To fly this long power off, you probably have to find some thermal lift, but that is not the point of the drill for today. The point is how long can you glide and can you set up for landing and land successfully with not power at all. Do this and you will never panic if you lose the motor. Its is just that glide drill. I have done that 100 times. No biggie.
Master these skills and you can go play with loops and rolls and all kinds of stuff.
Good job pilot!
Too much wing is bad! My first fly-a-way was thanks to an 9-mph wind. I turned during flight and it kept turning, it wouldn't turn right and it flew away, It was myfirst airplane, a Hobbyzone Firebird commander 2 RTF and I had flew it only 3 times. It costs 84.95 and our money just flew away.
Now you know to read the friendly manual.

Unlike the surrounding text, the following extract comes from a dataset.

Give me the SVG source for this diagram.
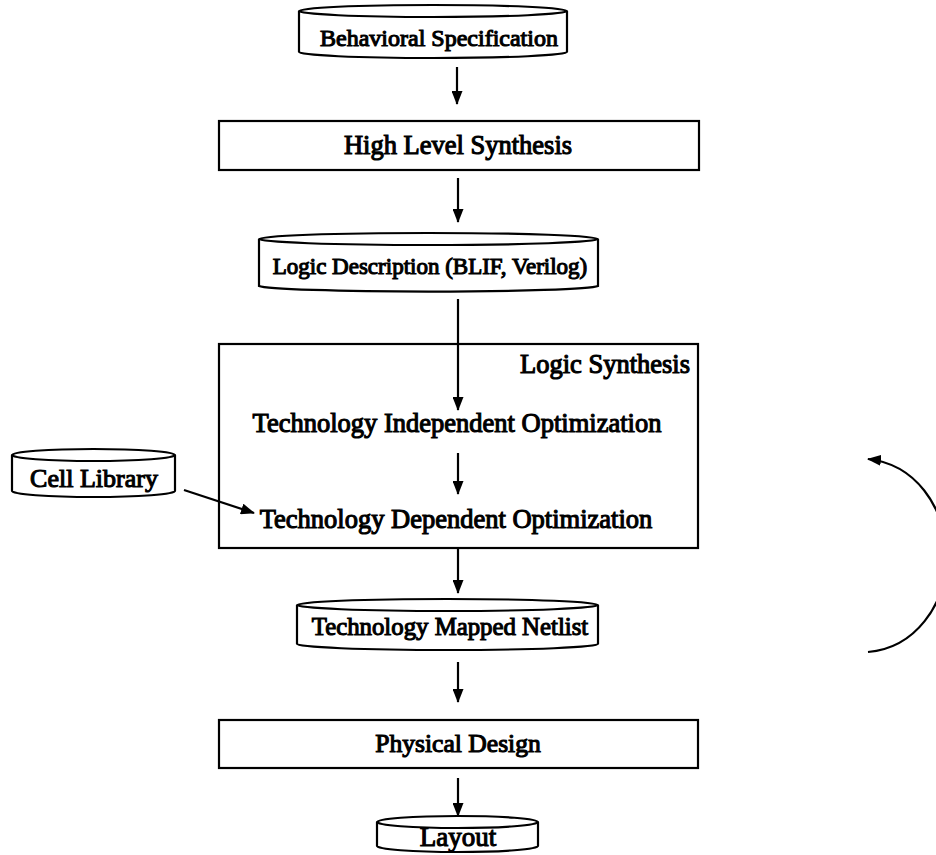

The first time I tried out my scratch built kite plane, *motorized rogallo wing* I broke the tail boom when I nosed over too hard at the same time a gust of wind hit the sail... that day, it was really windy and I was trying to take off in a bad wind. also, I think I had my controls reversed so when I tried to fly up, it nosed down, and pulling back on the stick made it almost do a partial loop which ended up in a very sharp turn into hard gravel... Since then, I've fixed the model I made, and she flies like a dream once I got quite a few hours of practice in.. I'm still learning btw, so it's never ending.